**What the exercise asks**
All lines from the beginning of the listing through the line with "plt.rcParams['font.family'] = ['Liberation" are to be copied word for word; the pictures are not.

== Given information

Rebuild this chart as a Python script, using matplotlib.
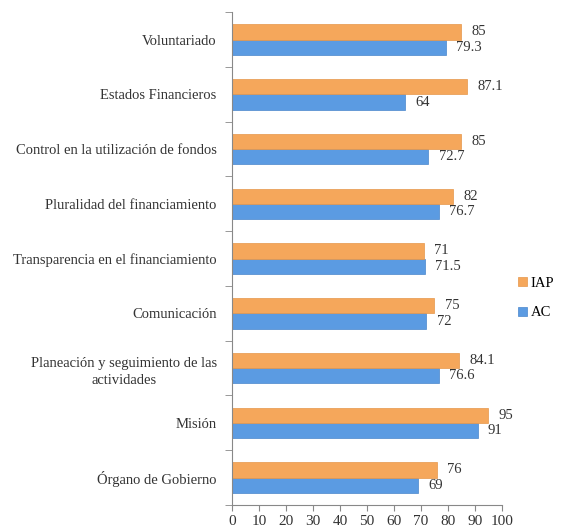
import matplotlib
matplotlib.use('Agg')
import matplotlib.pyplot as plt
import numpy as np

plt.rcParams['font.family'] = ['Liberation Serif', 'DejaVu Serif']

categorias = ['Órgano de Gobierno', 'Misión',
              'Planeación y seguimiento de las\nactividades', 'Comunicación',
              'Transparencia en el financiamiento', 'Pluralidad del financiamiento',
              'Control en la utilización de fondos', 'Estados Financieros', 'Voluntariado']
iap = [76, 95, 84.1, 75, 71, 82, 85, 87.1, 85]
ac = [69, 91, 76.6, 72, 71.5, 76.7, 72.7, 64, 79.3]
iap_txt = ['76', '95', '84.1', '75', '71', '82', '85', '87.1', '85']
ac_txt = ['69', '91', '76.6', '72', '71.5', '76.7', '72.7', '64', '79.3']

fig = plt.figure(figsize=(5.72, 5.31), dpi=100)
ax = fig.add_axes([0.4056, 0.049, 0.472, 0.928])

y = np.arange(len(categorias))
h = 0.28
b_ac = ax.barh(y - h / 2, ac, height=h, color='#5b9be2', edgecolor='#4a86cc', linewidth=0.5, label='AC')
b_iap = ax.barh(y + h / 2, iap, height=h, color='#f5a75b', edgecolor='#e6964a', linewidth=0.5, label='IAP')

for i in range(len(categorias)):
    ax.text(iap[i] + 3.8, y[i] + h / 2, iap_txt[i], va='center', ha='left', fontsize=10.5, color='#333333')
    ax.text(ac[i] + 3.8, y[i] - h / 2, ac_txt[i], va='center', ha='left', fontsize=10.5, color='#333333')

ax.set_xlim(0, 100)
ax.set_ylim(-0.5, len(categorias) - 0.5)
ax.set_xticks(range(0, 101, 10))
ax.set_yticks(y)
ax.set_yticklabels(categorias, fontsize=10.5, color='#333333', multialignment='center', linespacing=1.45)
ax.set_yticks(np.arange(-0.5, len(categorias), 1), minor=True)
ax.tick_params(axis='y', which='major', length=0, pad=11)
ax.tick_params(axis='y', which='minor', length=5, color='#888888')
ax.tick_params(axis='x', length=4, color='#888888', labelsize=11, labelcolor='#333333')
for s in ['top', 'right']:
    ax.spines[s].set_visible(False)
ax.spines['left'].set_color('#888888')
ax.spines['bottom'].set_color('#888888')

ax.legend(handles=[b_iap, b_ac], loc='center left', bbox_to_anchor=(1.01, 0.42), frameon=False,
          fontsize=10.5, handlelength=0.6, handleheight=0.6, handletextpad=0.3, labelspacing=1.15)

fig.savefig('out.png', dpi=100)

====

**Full output**
Rebuild this chart as a Python script, using matplotlib.
import matplotlib
matplotlib.use('Agg')
import matplotlib.pyplot as plt
import numpy as np

plt.rcParams['font.family'] = ['Liberation Serif', 'DejaVu Serif']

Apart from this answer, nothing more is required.